Good results depend on:
- Logical path planning
- Smooth walking speed
- Stable device handling
- Awareness of coverage and blind spots
Why This Workflow Works Better in Practice
This workflow matches how modern handheld multi-sensor scanning systems are designed to operate.
A system that combines LiDAR, visual positioning, cameras, and IMU can support continuous indoor capture more effectively than workflows that rely on separate capture and correction steps.
In practical terms, this means:
- No need to separate scanning and color capture
- Less dependency on GNSS in indoor environments
- Better visibility into data quality during operation
- Faster completion with fewer return visits
- More consistent results for project delivery
The improvement is not only about scanning faster. It is about reducing workflow friction from the beginning of the task to the final deliverable.

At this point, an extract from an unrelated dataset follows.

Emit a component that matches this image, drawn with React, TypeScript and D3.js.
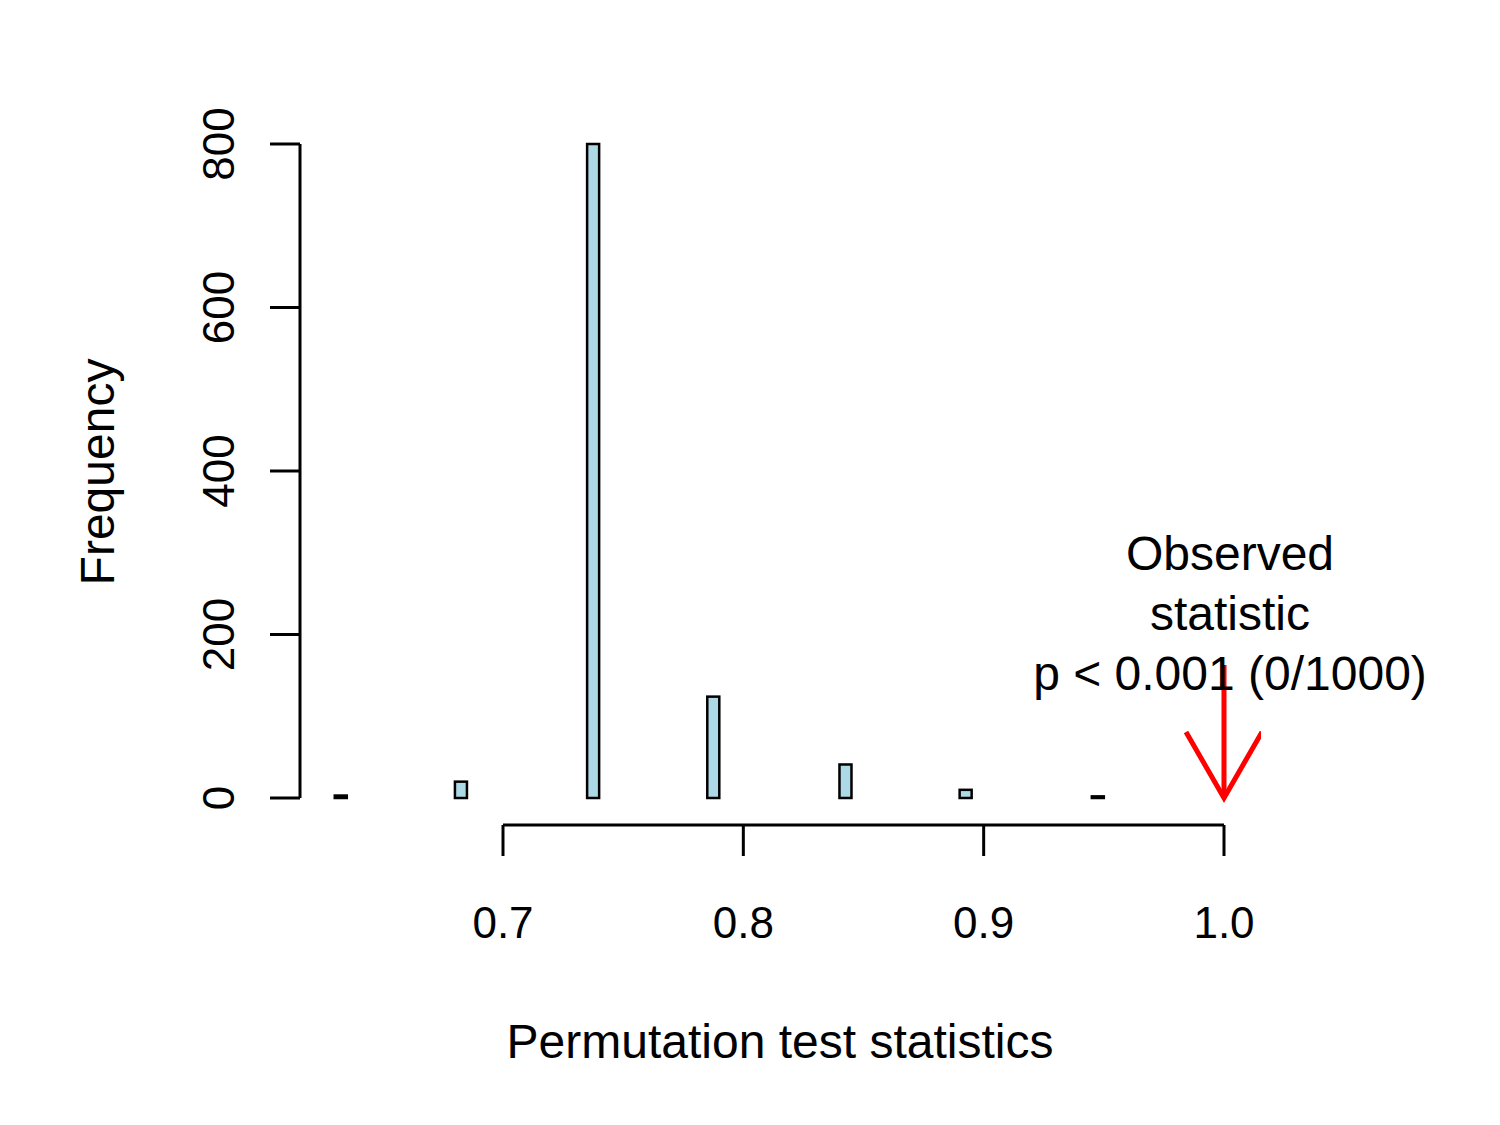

Where This Workflow Delivers the Most Value
This method is particularly useful for indoor environments where speed, coverage, and color-rich documentation are all important.
Typical application scenarios include:
- Indoor building documentation
- Mechanical, electrical, and plant rooms
- Commercial interiors
- Retail spaces
- Renovation projects
- As-built documentation
- Complex indoor areas with limited GNSS access
In these scenarios, efficiency gains are not just incremental. They can directly affect project schedules, labor costs, and the reliability of final deliverables.
Conclusion
Indoor scanning efficiency is not simply about moving faster. It is about reducing workflow friction.
By shifting from a fragmented process to a continuous, sensor-integrated workflow, teams can:
- Capture more data in less time
- Maintain consistency across projects
- Reduce rework and post-processing effort
- Improve confidence in indoor deliverables
For indoor reality capture, the real improvement comes from how the task is executed — not just from the tool being used.
A smooth, continuous, and integrated workflow helps teams capture indoor spaces faster while still maintaining color quality, spatial reliability, and practical field efficiency.